Royal Repast
| December 16, 2020He’s catered for the Queen and brought kosher to Dubai, but Arieh Wagner’s greatest pride is serving Torah nobility

The call couldn’t have come at a better time. With COVID-19 scaling down weddings significantly and erasing social events from the calendar, hotelier and caterer Arieh Wagner of Golders Green, London, found himself without a single job since Purim. Then came the groundbreaking peace deal between the United Arab Emirates and Israel in August, followed by the treaty between Bahrain and Israel a month later.
As soon as the Bahrain deal was announced, Wagner received a call from a former Sheraton Hotel colleague of 20 years ago. “Do you remember me?” the fellow asked, explaining that he is now the manager of the Ritz-Carlton in the Arabic country of Bahrain.
Their conversation continued in person shortly after, with a handshake, er, elbow bump, all the way in Bahrain, an island in the Persian Gulf with a small 150-year-old Jewish community. The manager contracted Wagner to supply double-wrapped kosher meals for the Ritz-Carlton, to serve the expected influx of Jewish tourists.
A friend from London then introduced Wagner to the Habtoors, a wealthy Emirati family that owns a few hotels in the UAE, one of which was suitable for a kosher program. Because COVID-19 is not so rampant in Dubai, it is business as usual there, and the Habtoors wanted to be able to cater to a Jewish crowd. They offered Wagner the job.
“The situation in my industry is so dire that when Dubai came up, I knew I had to do it,” Wagner explains. “You have to reinvent yourself. It took a lot of mental power to travel after being stationed at home for so long, but more so, to travel to an Arabic place that was so different from anywhere I’ve been…. But sometimes you have to go out of your comfort zone.”

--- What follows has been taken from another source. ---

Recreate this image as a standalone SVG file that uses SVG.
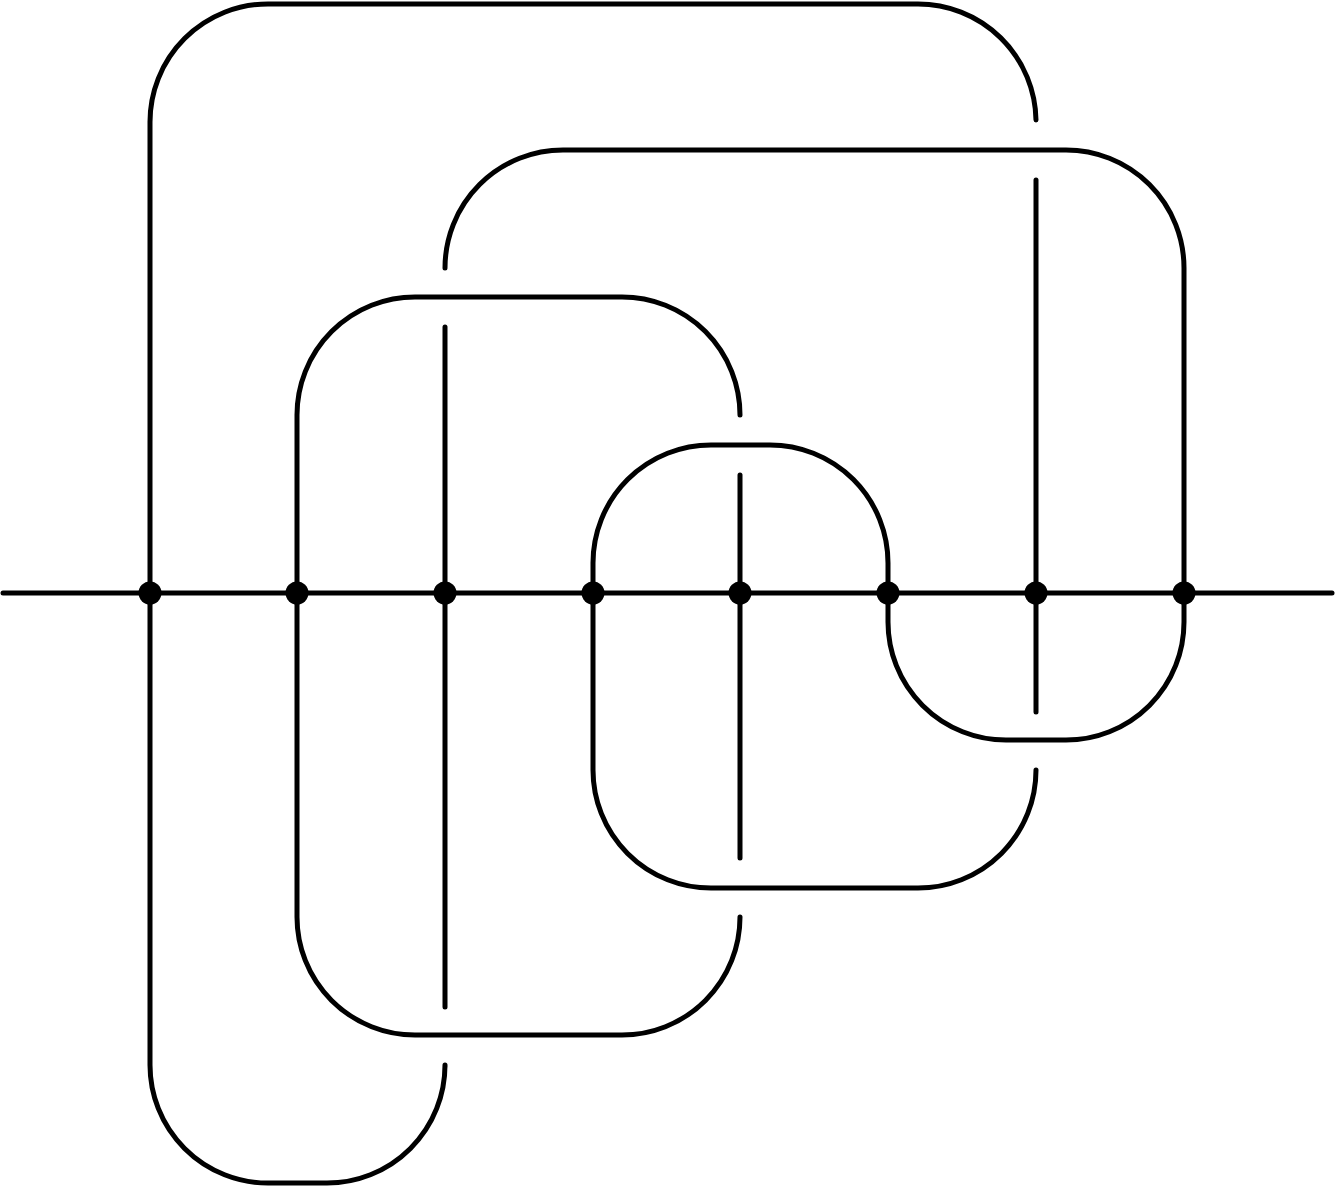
<svg xmlns="http://www.w3.org/2000/svg" width="1335" height="1187" viewBox="0 0 1335 1187">
<style>
.s{fill:none;stroke:#000;stroke-width:5;stroke-linecap:round;stroke-linejoin:round}
.d{fill:#000}
</style>
<rect width="1335" height="1187" fill="#fff"/>
<g id="connectors">
<path class="s" d="M3,593 H1332"/>
<path class="s" d="M1036,120 A118,118 0 0 0 918,4 H268 A118,118 0 0 0 150,122 V1065 A118,118 0 0 0 268,1183 H327 A118,118 0 0 0 445,1065 V1067"/>
<path class="s" d="M445,268 A118,118 0 0 1 563,150 H1066 A118,118 0 0 1 1184,268 V622 A118,118 0 0 1 1066,740 H1006 A118,118 0 0 1 888,622 V563 A118,118 0 0 0 770,445 H711 A118,118 0 0 0 593,563 V770 A118,118 0 0 0 711,888 H918 A118,118 0 0 0 1036,770"/>
<path class="s" d="M740,415 A118,118 0 0 0 622,297 H415 A118,118 0 0 0 297,415 V917 A118,118 0 0 0 415,1035 H622 A118,118 0 0 0 740,917"/>
<path class="s" d="M1036,180 V712"/>
<path class="s" d="M445,327 V1007"/>
<path class="s" d="M740,475 V858"/>
</g>
<g id="n1"><circle class="d" cx="150" cy="593" r="11.5"/></g>
<g id="n2"><circle class="d" cx="297" cy="593" r="11.5"/></g>
<g id="n3"><circle class="d" cx="445" cy="593" r="11.5"/></g>
<g id="n4"><circle class="d" cx="593" cy="593" r="11.5"/></g>
<g id="n5"><circle class="d" cx="740" cy="593" r="11.5"/></g>
<g id="n6"><circle class="d" cx="888" cy="593" r="11.5"/></g>
<g id="n7"><circle class="d" cx="1036" cy="593" r="11.5"/></g>
<g id="n8"><circle class="d" cx="1184" cy="593" r="11.5"/></g>
</svg>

And so, after many months of no work, Wagner is back in business. He is hosting a kosher program in the five-star Habtoor Palace, with its marbled atriums, magnificent suites, sparkling pools, and private access to the Palm Jumeirah beach. Wagner is shipping all the food from the UK because, as he says, he doesn’t shecht camels, and he is fielding several inquiries about weddings in Dubai, as well.
His daughter Racheli, a teacher, recently flew to Dubai to scout out program trip ideas and arrange the kids’ club — standard procedure for Wagner’s hotel programs. She wasn’t disappointed: Dubai’s highlights include the world’s tallest building, the Burj Khalifa and its 148th floor observation deck; the Palm Islands, a show-stopping flower garden and water fountain walkway; sand dune Jeeping and desert safaris; the world’s biggest aquarium; and an enormous water park.